● **GOAL**
Restate all the material verbatim, except for the pictures.

● **DATA BLOCK**
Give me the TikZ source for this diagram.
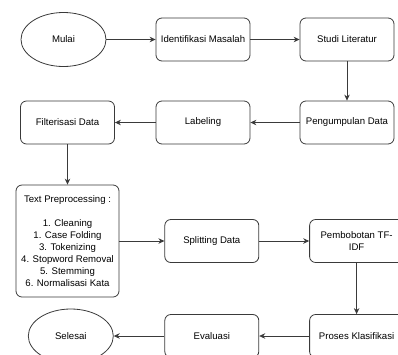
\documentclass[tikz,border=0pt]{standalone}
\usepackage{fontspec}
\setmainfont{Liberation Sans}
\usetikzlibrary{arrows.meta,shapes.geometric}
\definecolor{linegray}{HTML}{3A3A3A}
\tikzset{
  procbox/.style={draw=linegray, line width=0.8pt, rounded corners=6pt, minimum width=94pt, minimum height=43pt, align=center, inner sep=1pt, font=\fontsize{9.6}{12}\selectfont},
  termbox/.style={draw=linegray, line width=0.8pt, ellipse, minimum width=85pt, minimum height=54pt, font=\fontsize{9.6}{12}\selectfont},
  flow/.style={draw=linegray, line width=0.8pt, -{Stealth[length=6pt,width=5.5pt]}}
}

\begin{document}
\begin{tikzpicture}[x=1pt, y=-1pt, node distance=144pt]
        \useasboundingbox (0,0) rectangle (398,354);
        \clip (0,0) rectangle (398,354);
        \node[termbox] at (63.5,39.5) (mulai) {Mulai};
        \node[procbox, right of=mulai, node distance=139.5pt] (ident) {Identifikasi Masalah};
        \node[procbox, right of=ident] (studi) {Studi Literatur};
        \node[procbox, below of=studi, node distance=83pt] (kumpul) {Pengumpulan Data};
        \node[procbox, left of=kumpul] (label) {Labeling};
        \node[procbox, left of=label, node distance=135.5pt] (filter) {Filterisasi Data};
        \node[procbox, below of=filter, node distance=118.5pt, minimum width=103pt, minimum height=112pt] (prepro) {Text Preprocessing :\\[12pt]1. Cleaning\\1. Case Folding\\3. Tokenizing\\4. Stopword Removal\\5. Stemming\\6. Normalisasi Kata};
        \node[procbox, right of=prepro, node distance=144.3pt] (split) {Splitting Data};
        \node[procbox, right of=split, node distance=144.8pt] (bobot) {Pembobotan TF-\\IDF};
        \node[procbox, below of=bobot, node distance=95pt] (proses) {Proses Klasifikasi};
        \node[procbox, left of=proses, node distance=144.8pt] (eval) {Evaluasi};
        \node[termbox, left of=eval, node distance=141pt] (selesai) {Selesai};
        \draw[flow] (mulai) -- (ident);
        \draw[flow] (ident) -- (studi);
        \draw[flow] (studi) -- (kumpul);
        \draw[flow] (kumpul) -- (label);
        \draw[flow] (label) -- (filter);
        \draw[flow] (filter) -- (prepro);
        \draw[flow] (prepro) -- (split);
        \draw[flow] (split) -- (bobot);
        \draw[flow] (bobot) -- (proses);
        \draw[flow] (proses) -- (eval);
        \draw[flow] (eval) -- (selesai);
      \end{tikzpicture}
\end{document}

● **RESPONSE FOR THIS EXERCISE**
Give me the TikZ source for this diagram.
\documentclass[tikz,border=0pt]{standalone}
\usepackage{fontspec}
\setmainfont{Liberation Sans}
\usetikzlibrary{arrows.meta,shapes.geometric}
\definecolor{linegray}{HTML}{3A3A3A}
\tikzset{
  procbox/.style={draw=linegray, line width=0.8pt, rounded corners=6pt, minimum width=94pt, minimum height=43pt, align=center, inner sep=1pt, font=\fontsize{9.6}{12}\selectfont},
  termbox/.style={draw=linegray, line width=0.8pt, ellipse, minimum width=85pt, minimum height=54pt, font=\fontsize{9.6}{12}\selectfont},
  flow/.style={draw=linegray, line width=0.8pt, -{Stealth[length=6pt,width=5.5pt]}}
}

\begin{document}
\begin{tikzpicture}[x=1pt, y=-1pt, node distance=144pt]
        \useasboundingbox (0,0) rectangle (398,354);
        \clip (0,0) rectangle (398,354);
        \node[termbox] at (63.5,39.5) (mulai) {Mulai};
        \node[procbox, right of=mulai, node distance=139.5pt] (ident) {Identifikasi Masalah};
        \node[procbox, right of=ident] (studi) {Studi Literatur};
        \node[procbox, below of=studi, node distance=83pt] (kumpul) {Pengumpulan Data};
        \node[procbox, left of=kumpul] (label) {Labeling};
        \node[procbox, left of=label, node distance=135.5pt] (filter) {Filterisasi Data};
        \node[procbox, below of=filter, node distance=118.5pt, minimum width=103pt, minimum height=112pt] (prepro) {Text Preprocessing :\\[12pt]1. Cleaning\\1. Case Folding\\3. Tokenizing\\4. Stopword Removal\\5. Stemming\\6. Normalisasi Kata};
        \node[procbox, right of=prepro, node distance=144.3pt] (split) {Splitting Data};
        \node[procbox, right of=split, node distance=144.8pt] (bobot) {Pembobotan TF-\\IDF};
        \node[procbox, below of=bobot, node distance=95pt] (proses) {Proses Klasifikasi};
        \node[procbox, left of=proses, node distance=144.8pt] (eval) {Evaluasi};
        \node[termbox, left of=eval, node distance=141pt] (selesai) {Selesai};
        \draw[flow] (mulai) -- (ident);
        \draw[flow] (ident) -- (studi);
        \draw[flow] (studi) -- (kumpul);
        \draw[flow] (kumpul) -- (label);
        \draw[flow] (label) -- (filter);
        \draw[flow] (filter) -- (prepro);
        \draw[flow] (prepro) -- (split);
        \draw[flow] (split) -- (bobot);
        \draw[flow] (bobot) -- (proses);
        \draw[flow] (proses) -- (eval);
        \draw[flow] (eval) -- (selesai);
      \end{tikzpicture}
\end{document}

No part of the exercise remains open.